▸ **Stated goal**
Set down each line of the data below exactly as it stands, dropping the pictures.

▸ **Dataset extract**
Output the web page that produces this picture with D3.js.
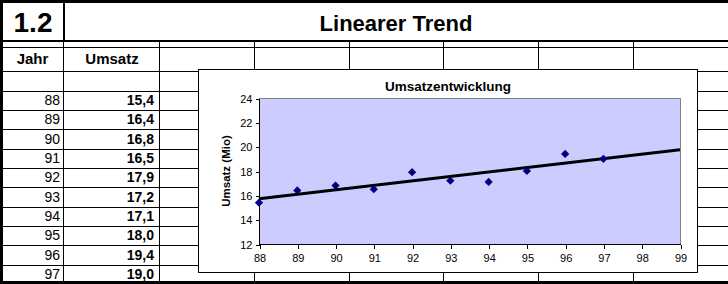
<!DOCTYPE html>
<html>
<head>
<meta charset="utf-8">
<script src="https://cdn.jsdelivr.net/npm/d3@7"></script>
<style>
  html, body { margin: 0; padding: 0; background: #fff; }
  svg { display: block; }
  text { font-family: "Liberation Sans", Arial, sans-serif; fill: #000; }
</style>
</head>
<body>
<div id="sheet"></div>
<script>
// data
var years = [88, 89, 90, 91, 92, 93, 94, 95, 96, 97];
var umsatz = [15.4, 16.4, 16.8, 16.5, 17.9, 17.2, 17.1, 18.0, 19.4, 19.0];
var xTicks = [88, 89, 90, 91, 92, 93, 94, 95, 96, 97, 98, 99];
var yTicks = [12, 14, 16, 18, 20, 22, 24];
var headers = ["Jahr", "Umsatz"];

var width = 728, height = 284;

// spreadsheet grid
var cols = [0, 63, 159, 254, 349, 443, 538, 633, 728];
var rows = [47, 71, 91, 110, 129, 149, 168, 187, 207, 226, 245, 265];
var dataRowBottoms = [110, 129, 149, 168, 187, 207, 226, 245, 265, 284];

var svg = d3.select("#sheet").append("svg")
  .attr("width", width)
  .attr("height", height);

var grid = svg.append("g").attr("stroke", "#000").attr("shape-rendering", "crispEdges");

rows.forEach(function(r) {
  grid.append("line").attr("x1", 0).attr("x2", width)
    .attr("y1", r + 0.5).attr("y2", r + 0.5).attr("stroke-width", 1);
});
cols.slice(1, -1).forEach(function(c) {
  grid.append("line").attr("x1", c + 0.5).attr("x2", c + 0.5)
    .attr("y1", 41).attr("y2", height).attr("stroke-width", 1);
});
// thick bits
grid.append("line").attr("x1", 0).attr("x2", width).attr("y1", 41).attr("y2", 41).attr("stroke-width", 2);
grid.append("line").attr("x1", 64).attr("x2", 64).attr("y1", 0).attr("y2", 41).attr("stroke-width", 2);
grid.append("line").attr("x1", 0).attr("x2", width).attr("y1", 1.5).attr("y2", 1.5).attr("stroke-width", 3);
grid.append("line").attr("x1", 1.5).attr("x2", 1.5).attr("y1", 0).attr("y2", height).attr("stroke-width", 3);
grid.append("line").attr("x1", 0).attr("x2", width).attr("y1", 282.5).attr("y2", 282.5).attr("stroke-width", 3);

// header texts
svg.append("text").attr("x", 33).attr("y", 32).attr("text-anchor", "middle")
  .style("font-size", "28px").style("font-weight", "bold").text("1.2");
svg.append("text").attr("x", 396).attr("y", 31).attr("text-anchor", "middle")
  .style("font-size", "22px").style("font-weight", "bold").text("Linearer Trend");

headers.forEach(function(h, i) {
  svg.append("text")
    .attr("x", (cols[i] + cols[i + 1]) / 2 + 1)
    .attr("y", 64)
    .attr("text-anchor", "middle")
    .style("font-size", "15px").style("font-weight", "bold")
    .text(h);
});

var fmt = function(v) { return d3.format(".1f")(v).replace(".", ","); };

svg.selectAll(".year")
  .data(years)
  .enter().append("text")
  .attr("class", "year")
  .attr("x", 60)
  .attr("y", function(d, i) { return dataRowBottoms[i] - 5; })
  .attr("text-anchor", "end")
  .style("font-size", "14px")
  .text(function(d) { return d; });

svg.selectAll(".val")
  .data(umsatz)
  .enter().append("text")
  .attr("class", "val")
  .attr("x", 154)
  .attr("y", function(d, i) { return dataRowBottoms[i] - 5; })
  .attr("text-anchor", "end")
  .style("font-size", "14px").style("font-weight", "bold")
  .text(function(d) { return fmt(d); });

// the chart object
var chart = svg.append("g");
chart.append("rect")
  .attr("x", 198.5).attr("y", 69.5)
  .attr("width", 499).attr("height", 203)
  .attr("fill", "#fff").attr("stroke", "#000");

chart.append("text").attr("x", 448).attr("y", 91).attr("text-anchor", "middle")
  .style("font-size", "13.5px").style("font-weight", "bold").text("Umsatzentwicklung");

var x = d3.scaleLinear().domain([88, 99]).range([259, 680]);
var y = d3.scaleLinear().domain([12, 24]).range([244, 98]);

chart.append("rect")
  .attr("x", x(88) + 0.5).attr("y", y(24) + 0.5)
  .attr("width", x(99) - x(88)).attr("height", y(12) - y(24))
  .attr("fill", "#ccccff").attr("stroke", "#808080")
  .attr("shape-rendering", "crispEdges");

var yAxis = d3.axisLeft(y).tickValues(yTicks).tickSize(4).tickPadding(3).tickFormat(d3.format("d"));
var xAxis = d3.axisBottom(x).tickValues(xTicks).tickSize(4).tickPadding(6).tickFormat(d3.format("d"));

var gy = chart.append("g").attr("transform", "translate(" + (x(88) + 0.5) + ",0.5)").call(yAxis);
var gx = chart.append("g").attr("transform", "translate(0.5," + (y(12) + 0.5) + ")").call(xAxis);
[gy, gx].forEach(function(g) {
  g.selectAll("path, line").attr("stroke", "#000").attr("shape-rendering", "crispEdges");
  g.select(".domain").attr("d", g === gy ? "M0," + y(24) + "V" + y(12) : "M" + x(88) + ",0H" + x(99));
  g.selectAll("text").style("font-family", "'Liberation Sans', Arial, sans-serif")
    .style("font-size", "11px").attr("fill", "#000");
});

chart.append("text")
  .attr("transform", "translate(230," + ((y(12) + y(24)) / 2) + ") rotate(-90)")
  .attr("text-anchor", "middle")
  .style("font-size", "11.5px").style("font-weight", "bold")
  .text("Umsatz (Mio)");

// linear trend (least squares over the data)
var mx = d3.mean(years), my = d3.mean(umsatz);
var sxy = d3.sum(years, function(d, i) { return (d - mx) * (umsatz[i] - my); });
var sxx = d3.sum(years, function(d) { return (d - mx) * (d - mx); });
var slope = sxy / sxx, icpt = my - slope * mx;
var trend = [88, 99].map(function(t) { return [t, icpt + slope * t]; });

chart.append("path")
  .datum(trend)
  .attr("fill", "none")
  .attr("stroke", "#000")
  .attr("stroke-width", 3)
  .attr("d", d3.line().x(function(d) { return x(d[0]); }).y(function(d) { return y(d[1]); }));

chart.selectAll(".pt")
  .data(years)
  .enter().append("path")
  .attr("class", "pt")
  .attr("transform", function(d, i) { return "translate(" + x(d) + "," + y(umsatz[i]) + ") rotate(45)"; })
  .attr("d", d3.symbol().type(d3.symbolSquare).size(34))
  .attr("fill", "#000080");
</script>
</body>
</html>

▸ **Answer to the exercise**
Output the web page that produces this picture with D3.js.
<!DOCTYPE html>
<html>
<head>
<meta charset="utf-8">
<script src="https://cdn.jsdelivr.net/npm/d3@7"></script>
<style>
  html, body { margin: 0; padding: 0; background: #fff; }
  svg { display: block; }
  text { font-family: "Liberation Sans", Arial, sans-serif; fill: #000; }
</style>
</head>
<body>
<div id="sheet"></div>
<script>
// data
var years = [88, 89, 90, 91, 92, 93, 94, 95, 96, 97];
var umsatz = [15.4, 16.4, 16.8, 16.5, 17.9, 17.2, 17.1, 18.0, 19.4, 19.0];
var xTicks = [88, 89, 90, 91, 92, 93, 94, 95, 96, 97, 98, 99];
var yTicks = [12, 14, 16, 18, 20, 22, 24];
var headers = ["Jahr", "Umsatz"];

var width = 728, height = 284;

// spreadsheet grid
var cols = [0, 63, 159, 254, 349, 443, 538, 633, 728];
var rows = [47, 71, 91, 110, 129, 149, 168, 187, 207, 226, 245, 265];
var dataRowBottoms = [110, 129, 149, 168, 187, 207, 226, 245, 265, 284];

var svg = d3.select("#sheet").append("svg")
  .attr("width", width)
  .attr("height", height);

var grid = svg.append("g").attr("stroke", "#000").attr("shape-rendering", "crispEdges");

rows.forEach(function(r) {
  grid.append("line").attr("x1", 0).attr("x2", width)
    .attr("y1", r + 0.5).attr("y2", r + 0.5).attr("stroke-width", 1);
});
cols.slice(1, -1).forEach(function(c) {
  grid.append("line").attr("x1", c + 0.5).attr("x2", c + 0.5)
    .attr("y1", 41).attr("y2", height).attr("stroke-width", 1);
});
// thick bits
grid.append("line").attr("x1", 0).attr("x2", width).attr("y1", 41).attr("y2", 41).attr("stroke-width", 2);
grid.append("line").attr("x1", 64).attr("x2", 64).attr("y1", 0).attr("y2", 41).attr("stroke-width", 2);
grid.append("line").attr("x1", 0).attr("x2", width).attr("y1", 1.5).attr("y2", 1.5).attr("stroke-width", 3);
grid.append("line").attr("x1", 1.5).attr("x2", 1.5).attr("y1", 0).attr("y2", height).attr("stroke-width", 3);
grid.append("line").attr("x1", 0).attr("x2", width).attr("y1", 282.5).attr("y2", 282.5).attr("stroke-width", 3);

// header texts
svg.append("text").attr("x", 33).attr("y", 32).attr("text-anchor", "middle")
  .style("font-size", "28px").style("font-weight", "bold").text("1.2");
svg.append("text").attr("x", 396).attr("y", 31).attr("text-anchor", "middle")
  .style("font-size", "22px").style("font-weight", "bold").text("Linearer Trend");

headers.forEach(function(h, i) {
  svg.append("text")
    .attr("x", (cols[i] + cols[i + 1]) / 2 + 1)
    .attr("y", 64)
    .attr("text-anchor", "middle")
    .style("font-size", "15px").style("font-weight", "bold")
    .text(h);
});

var fmt = function(v) { return d3.format(".1f")(v).replace(".", ","); };

svg.selectAll(".year")
  .data(years)
  .enter().append("text")
  .attr("class", "year")
  .attr("x", 60)
  .attr("y", function(d, i) { return dataRowBottoms[i] - 5; })
  .attr("text-anchor", "end")
  .style("font-size", "14px")
  .text(function(d) { return d; });

svg.selectAll(".val")
  .data(umsatz)
  .enter().append("text")
  .attr("class", "val")
  .attr("x", 154)
  .attr("y", function(d, i) { return dataRowBottoms[i] - 5; })
  .attr("text-anchor", "end")
  .style("font-size", "14px").style("font-weight", "bold")
  .text(function(d) { return fmt(d); });

// the chart object
var chart = svg.append("g");
chart.append("rect")
  .attr("x", 198.5).attr("y", 69.5)
  .attr("width", 499).attr("height", 203)
  .attr("fill", "#fff").attr("stroke", "#000");

chart.append("text").attr("x", 448).attr("y", 91).attr("text-anchor", "middle")
  .style("font-size", "13.5px").style("font-weight", "bold").text("Umsatzentwicklung");

var x = d3.scaleLinear().domain([88, 99]).range([259, 680]);
var y = d3.scaleLinear().domain([12, 24]).range([244, 98]);

chart.append("rect")
  .attr("x", x(88) + 0.5).attr("y", y(24) + 0.5)
  .attr("width", x(99) - x(88)).attr("height", y(12) - y(24))
  .attr("fill", "#ccccff").attr("stroke", "#808080")
  .attr("shape-rendering", "crispEdges");

var yAxis = d3.axisLeft(y).tickValues(yTicks).tickSize(4).tickPadding(3).tickFormat(d3.format("d"));
var xAxis = d3.axisBottom(x).tickValues(xTicks).tickSize(4).tickPadding(6).tickFormat(d3.format("d"));

var gy = chart.append("g").attr("transform", "translate(" + (x(88) + 0.5) + ",0.5)").call(yAxis);
var gx = chart.append("g").attr("transform", "translate(0.5," + (y(12) + 0.5) + ")").call(xAxis);
[gy, gx].forEach(function(g) {
  g.selectAll("path, line").attr("stroke", "#000").attr("shape-rendering", "crispEdges");
  g.select(".domain").attr("d", g === gy ? "M0," + y(24) + "V" + y(12) : "M" + x(88) + ",0H" + x(99));
  g.selectAll("text").style("font-family", "'Liberation Sans', Arial, sans-serif")
    .style("font-size", "11px").attr("fill", "#000");
});

chart.append("text")
  .attr("transform", "translate(230," + ((y(12) + y(24)) / 2) + ") rotate(-90)")
  .attr("text-anchor", "middle")
  .style("font-size", "11.5px").style("font-weight", "bold")
  .text("Umsatz (Mio)");

// linear trend (least squares over the data)
var mx = d3.mean(years), my = d3.mean(umsatz);
var sxy = d3.sum(years, function(d, i) { return (d - mx) * (umsatz[i] - my); });
var sxx = d3.sum(years, function(d) { return (d - mx) * (d - mx); });
var slope = sxy / sxx, icpt = my - slope * mx;
var trend = [88, 99].map(function(t) { return [t, icpt + slope * t]; });

chart.append("path")
  .datum(trend)
  .attr("fill", "none")
  .attr("stroke", "#000")
  .attr("stroke-width", 3)
  .attr("d", d3.line().x(function(d) { return x(d[0]); }).y(function(d) { return y(d[1]); }));

chart.selectAll(".pt")
  .data(years)
  .enter().append("path")
  .attr("class", "pt")
  .attr("transform", function(d, i) { return "translate(" + x(d) + "," + y(umsatz[i]) + ") rotate(45)"; })
  .attr("d", d3.symbol().type(d3.symbolSquare).size(34))
  .attr("fill", "#000080");
</script>
</body>
</html>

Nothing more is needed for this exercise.